4. **Layout:** The "Evaluation Goals" are presented as a clustered, interconnected network, emphasizing their interrelated nature. The "Evaluation Paradigm" is presented as a linear timeline, emphasizing progression and evolution.
### Interpretation
This diagram outlines a mature framework for assessing advanced AI systems, likely autonomous agents. It argues that meaningful evaluation must move beyond static, narrow benchmarks.
* **The "Why":** The left panel defines the *purpose* of evaluation: to measure an agent's ability to adapt, retain knowledge, operate safely, generalize skills, and do so efficiently. These are hallmarks of robust, real-world AI.
* **The "How":** The right panel defines the *methodology*, advocating for a paradigm shift. It suggests that evaluating the complex goals on the left requires equally sophisticated methods. Simple, static tests ("Static Assessment") are insufficient for measuring "Adaptivity" or "Lifelong Learning." Therefore, the field must develop and adopt "Dynamic / Evolving Benchmarks" and "Lifelong Benchmarks."

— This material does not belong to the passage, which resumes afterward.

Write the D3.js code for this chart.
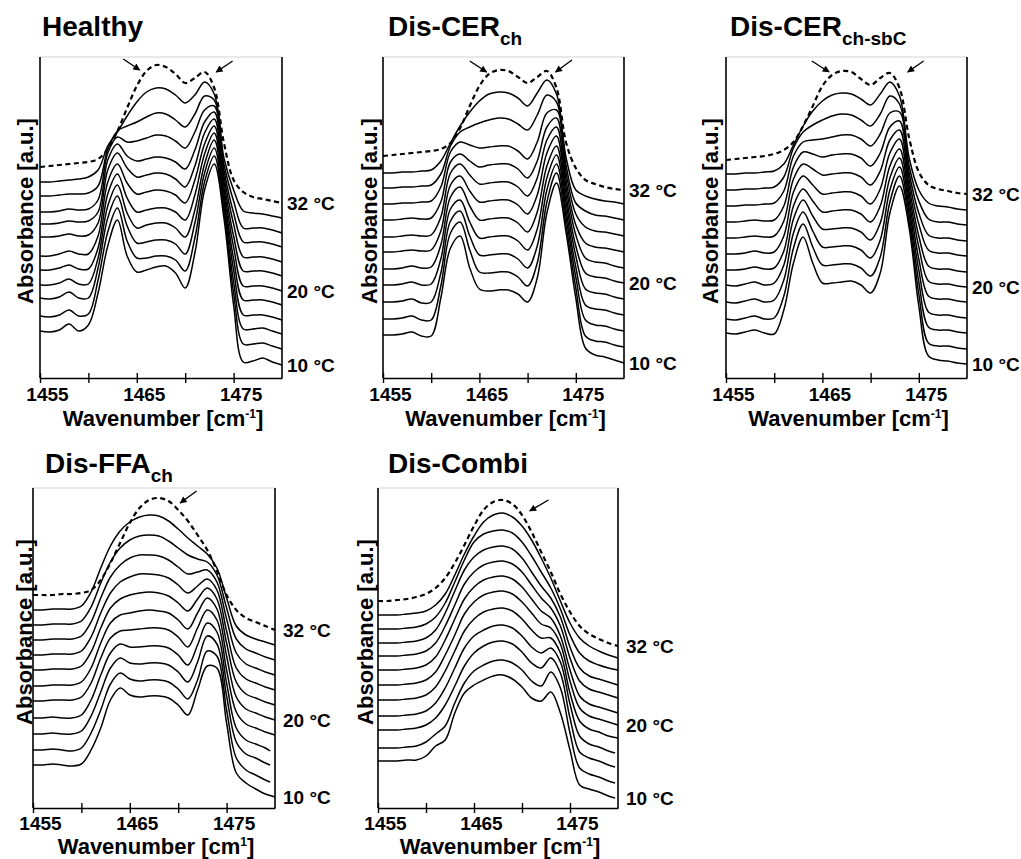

* **Underlying Message:** The framework implies that the current state of evaluation (often stuck in the "Static" or early "Adaptive" phases) needs to evolve to keep pace with the capabilities of modern AI agents. True assessment of an agent's "Goal"-oriented performance requires placing it in dynamic, long-term scenarios that test the very attributes listed on the left. The connection between the two panels is implicit but clear: to measure the goals, you must employ the advanced paradigms.